Task brief:
Omit every picture and return the rest of the data unaltered.

***

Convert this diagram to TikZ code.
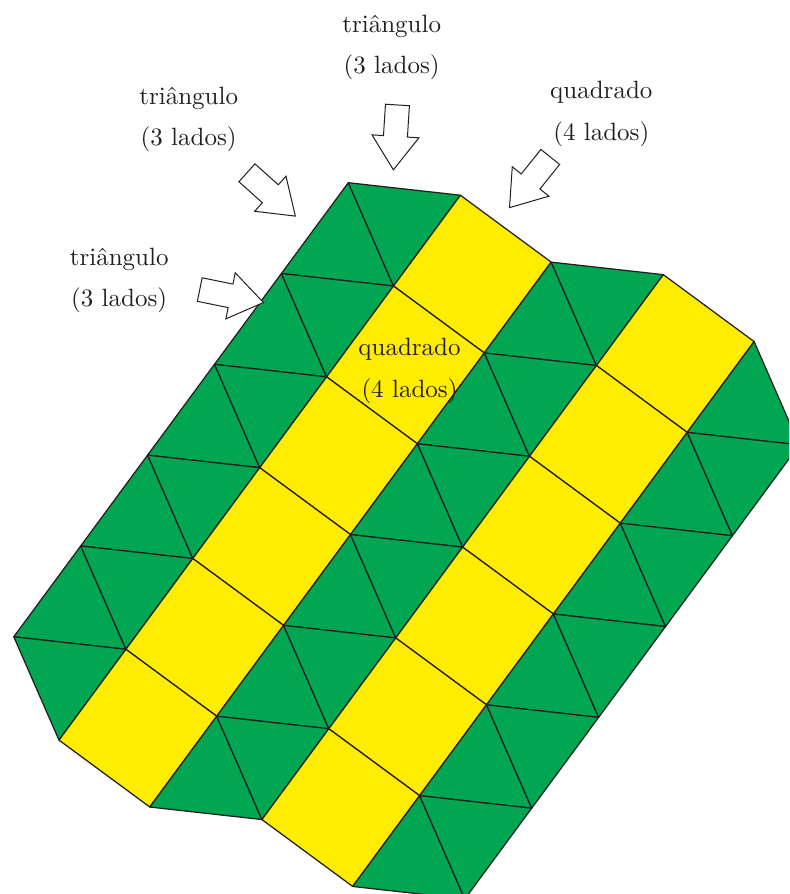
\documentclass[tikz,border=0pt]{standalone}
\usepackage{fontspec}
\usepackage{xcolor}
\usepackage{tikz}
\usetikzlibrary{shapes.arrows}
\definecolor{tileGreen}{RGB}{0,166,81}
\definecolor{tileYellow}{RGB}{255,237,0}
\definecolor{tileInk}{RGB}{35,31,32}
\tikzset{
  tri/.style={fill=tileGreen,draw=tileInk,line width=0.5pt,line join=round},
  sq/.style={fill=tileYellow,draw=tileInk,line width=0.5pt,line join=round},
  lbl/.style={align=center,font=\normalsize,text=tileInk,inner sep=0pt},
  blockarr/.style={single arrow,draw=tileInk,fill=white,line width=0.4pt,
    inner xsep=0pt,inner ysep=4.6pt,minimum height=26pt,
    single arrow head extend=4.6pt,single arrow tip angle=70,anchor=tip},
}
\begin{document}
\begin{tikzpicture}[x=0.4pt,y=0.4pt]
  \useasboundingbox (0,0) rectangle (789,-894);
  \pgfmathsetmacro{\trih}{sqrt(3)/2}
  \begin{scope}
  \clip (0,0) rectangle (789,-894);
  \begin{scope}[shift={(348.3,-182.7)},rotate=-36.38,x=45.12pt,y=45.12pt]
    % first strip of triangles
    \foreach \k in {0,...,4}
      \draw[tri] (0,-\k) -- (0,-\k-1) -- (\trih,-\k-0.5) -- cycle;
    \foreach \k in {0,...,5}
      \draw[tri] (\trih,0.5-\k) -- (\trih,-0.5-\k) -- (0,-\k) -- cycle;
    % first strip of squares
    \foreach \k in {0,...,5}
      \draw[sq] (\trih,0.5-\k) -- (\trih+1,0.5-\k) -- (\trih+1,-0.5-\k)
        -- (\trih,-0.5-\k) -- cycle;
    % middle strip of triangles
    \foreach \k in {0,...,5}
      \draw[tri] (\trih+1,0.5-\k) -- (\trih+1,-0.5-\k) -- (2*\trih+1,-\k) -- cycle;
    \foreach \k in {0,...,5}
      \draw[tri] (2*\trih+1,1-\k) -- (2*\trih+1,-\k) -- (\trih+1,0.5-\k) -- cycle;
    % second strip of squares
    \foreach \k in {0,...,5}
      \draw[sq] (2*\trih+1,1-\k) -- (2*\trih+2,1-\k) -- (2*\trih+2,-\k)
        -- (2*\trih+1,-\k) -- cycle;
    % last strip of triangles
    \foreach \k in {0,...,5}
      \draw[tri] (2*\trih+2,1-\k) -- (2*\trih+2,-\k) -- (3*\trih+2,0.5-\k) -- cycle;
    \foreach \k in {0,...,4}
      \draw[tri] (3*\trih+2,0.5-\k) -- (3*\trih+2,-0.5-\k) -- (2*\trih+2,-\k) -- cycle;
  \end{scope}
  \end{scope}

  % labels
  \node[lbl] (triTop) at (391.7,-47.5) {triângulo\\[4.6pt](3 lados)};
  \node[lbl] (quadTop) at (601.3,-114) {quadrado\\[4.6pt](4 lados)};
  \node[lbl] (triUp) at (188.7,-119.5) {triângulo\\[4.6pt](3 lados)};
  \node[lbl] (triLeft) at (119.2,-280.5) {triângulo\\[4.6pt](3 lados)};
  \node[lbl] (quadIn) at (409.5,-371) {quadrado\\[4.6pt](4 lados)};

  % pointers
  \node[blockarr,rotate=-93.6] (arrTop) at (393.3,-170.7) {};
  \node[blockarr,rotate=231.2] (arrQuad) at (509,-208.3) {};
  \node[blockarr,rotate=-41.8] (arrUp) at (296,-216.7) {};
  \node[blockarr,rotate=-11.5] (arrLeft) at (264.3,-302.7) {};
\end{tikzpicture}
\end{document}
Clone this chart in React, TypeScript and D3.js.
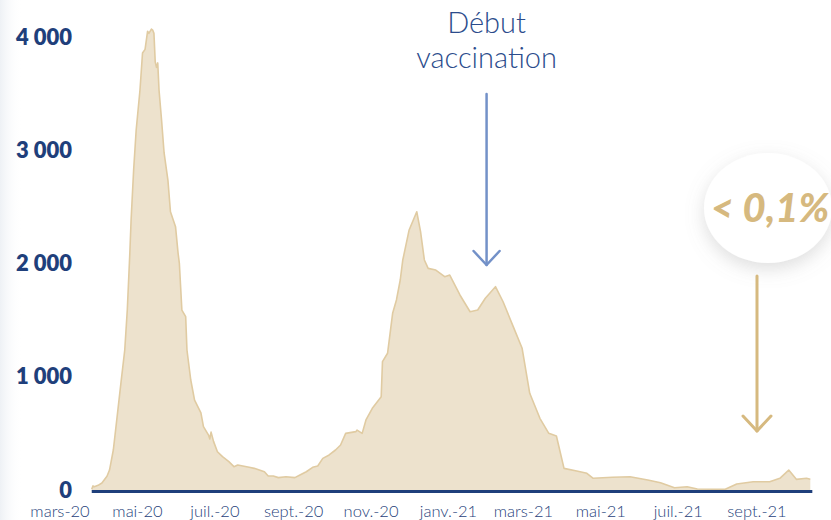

***

Answer to the task:
Convert this diagram to TikZ code.
\documentclass[tikz,border=0pt]{standalone}
\usepackage{fontspec}
\usepackage{xcolor}
\usepackage{tikz}
\usetikzlibrary{shapes.arrows}
\definecolor{tileGreen}{RGB}{0,166,81}
\definecolor{tileYellow}{RGB}{255,237,0}
\definecolor{tileInk}{RGB}{35,31,32}
\tikzset{
  tri/.style={fill=tileGreen,draw=tileInk,line width=0.5pt,line join=round},
  sq/.style={fill=tileYellow,draw=tileInk,line width=0.5pt,line join=round},
  lbl/.style={align=center,font=\normalsize,text=tileInk,inner sep=0pt},
  blockarr/.style={single arrow,draw=tileInk,fill=white,line width=0.4pt,
    inner xsep=0pt,inner ysep=4.6pt,minimum height=26pt,
    single arrow head extend=4.6pt,single arrow tip angle=70,anchor=tip},
}
\begin{document}
\begin{tikzpicture}[x=0.4pt,y=0.4pt]
  \useasboundingbox (0,0) rectangle (789,-894);
  \pgfmathsetmacro{\trih}{sqrt(3)/2}
  \begin{scope}
  \clip (0,0) rectangle (789,-894);
  \begin{scope}[shift={(348.3,-182.7)},rotate=-36.38,x=45.12pt,y=45.12pt]
    % first strip of triangles
    \foreach \k in {0,...,4}
      \draw[tri] (0,-\k) -- (0,-\k-1) -- (\trih,-\k-0.5) -- cycle;
    \foreach \k in {0,...,5}
      \draw[tri] (\trih,0.5-\k) -- (\trih,-0.5-\k) -- (0,-\k) -- cycle;
    % first strip of squares
    \foreach \k in {0,...,5}
      \draw[sq] (\trih,0.5-\k) -- (\trih+1,0.5-\k) -- (\trih+1,-0.5-\k)
        -- (\trih,-0.5-\k) -- cycle;
    % middle strip of triangles
    \foreach \k in {0,...,5}
      \draw[tri] (\trih+1,0.5-\k) -- (\trih+1,-0.5-\k) -- (2*\trih+1,-\k) -- cycle;
    \foreach \k in {0,...,5}
      \draw[tri] (2*\trih+1,1-\k) -- (2*\trih+1,-\k) -- (\trih+1,0.5-\k) -- cycle;
    % second strip of squares
    \foreach \k in {0,...,5}
      \draw[sq] (2*\trih+1,1-\k) -- (2*\trih+2,1-\k) -- (2*\trih+2,-\k)
        -- (2*\trih+1,-\k) -- cycle;
    % last strip of triangles
    \foreach \k in {0,...,5}
      \draw[tri] (2*\trih+2,1-\k) -- (2*\trih+2,-\k) -- (3*\trih+2,0.5-\k) -- cycle;
    \foreach \k in {0,...,4}
      \draw[tri] (3*\trih+2,0.5-\k) -- (3*\trih+2,-0.5-\k) -- (2*\trih+2,-\k) -- cycle;
  \end{scope}
  \end{scope}

  % labels
  \node[lbl] (triTop) at (391.7,-47.5) {triângulo\\[4.6pt](3 lados)};
  \node[lbl] (quadTop) at (601.3,-114) {quadrado\\[4.6pt](4 lados)};
  \node[lbl] (triUp) at (188.7,-119.5) {triângulo\\[4.6pt](3 lados)};
  \node[lbl] (triLeft) at (119.2,-280.5) {triângulo\\[4.6pt](3 lados)};
  \node[lbl] (quadIn) at (409.5,-371) {quadrado\\[4.6pt](4 lados)};

  % pointers
  \node[blockarr,rotate=-93.6] (arrTop) at (393.3,-170.7) {};
  \node[blockarr,rotate=231.2] (arrQuad) at (509,-208.3) {};
  \node[blockarr,rotate=-41.8] (arrUp) at (296,-216.7) {};
  \node[blockarr,rotate=-11.5] (arrLeft) at (264.3,-302.7) {};
\end{tikzpicture}
\end{document}
Clone this chart in React, TypeScript and D3.js.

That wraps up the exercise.